◆ **Written request**
From the listing that follows, reproduce only the lines from the one holding "Recreate this image" through the one holding "(spine) at (446,0);", both included, with no pictures.

◆ **The input**
════════

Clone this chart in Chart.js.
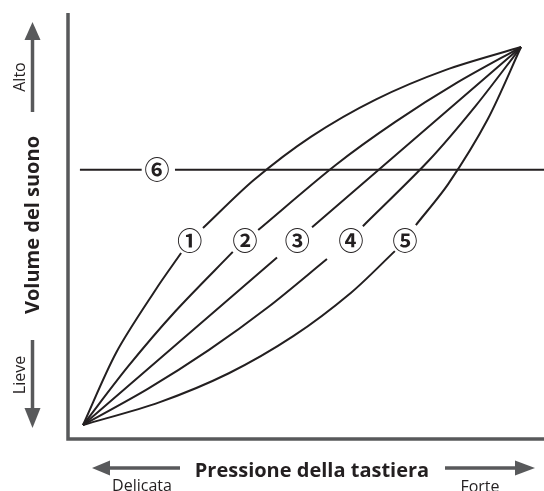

════════

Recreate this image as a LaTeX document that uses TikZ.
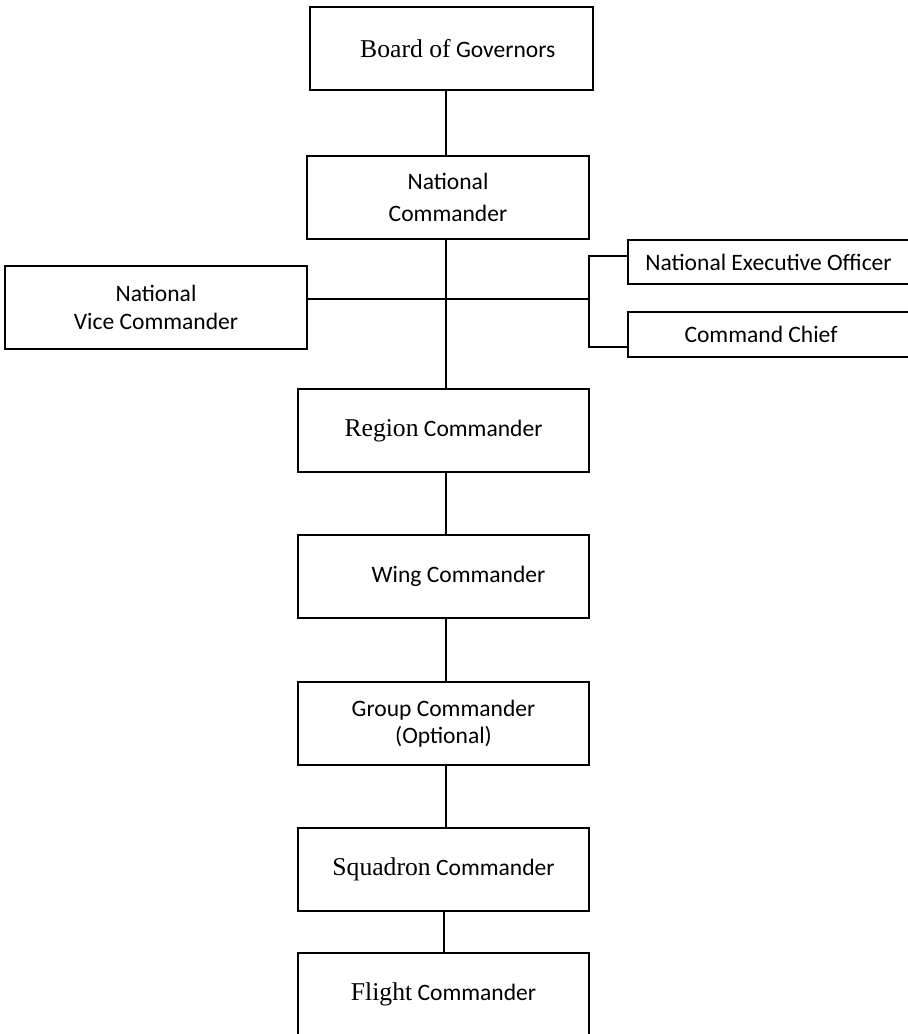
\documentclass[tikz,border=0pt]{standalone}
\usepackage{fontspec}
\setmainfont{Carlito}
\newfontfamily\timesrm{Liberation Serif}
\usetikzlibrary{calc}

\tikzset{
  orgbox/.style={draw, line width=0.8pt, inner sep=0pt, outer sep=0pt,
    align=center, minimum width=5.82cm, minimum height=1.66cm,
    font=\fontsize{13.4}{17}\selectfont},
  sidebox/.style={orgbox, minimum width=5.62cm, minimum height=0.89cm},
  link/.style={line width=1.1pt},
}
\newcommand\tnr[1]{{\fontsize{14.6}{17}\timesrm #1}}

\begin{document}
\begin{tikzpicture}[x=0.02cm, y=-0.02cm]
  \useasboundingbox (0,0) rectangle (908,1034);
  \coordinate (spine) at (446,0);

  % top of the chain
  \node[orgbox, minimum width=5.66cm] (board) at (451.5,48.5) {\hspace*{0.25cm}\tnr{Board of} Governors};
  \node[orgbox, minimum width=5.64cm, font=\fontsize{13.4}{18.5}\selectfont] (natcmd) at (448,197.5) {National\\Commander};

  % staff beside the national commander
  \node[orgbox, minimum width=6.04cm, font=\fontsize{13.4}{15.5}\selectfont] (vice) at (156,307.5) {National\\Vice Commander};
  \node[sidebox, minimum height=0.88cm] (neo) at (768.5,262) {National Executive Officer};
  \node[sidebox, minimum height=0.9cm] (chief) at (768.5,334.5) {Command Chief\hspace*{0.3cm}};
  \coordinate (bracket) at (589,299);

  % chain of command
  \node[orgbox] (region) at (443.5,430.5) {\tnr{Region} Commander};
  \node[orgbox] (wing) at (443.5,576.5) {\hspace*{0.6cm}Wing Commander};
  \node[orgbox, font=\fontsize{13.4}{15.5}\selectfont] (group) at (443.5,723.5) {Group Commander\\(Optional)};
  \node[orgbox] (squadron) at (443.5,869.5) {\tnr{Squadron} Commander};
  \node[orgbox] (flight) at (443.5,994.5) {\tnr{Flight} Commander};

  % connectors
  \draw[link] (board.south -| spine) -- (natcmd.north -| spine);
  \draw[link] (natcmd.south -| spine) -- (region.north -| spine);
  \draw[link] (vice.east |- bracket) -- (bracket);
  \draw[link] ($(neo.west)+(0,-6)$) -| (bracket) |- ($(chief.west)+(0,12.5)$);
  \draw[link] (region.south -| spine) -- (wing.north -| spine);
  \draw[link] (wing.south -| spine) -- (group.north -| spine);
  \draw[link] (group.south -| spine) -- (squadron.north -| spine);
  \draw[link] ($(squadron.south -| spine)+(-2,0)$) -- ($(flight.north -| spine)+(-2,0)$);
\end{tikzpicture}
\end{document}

════════

◆ **Exercise result**
Recreate this image as a LaTeX document that uses TikZ.
\documentclass[tikz,border=0pt]{standalone}
\usepackage{fontspec}
\setmainfont{Carlito}
\newfontfamily\timesrm{Liberation Serif}
\usetikzlibrary{calc}

\tikzset{
  orgbox/.style={draw, line width=0.8pt, inner sep=0pt, outer sep=0pt,
    align=center, minimum width=5.82cm, minimum height=1.66cm,
    font=\fontsize{13.4}{17}\selectfont},
  sidebox/.style={orgbox, minimum width=5.62cm, minimum height=0.89cm},
  link/.style={line width=1.1pt},
}
\newcommand\tnr[1]{{\fontsize{14.6}{17}\timesrm #1}}

\begin{document}
\begin{tikzpicture}[x=0.02cm, y=-0.02cm]
  \useasboundingbox (0,0) rectangle (908,1034);
  \coordinate (spine) at (446,0);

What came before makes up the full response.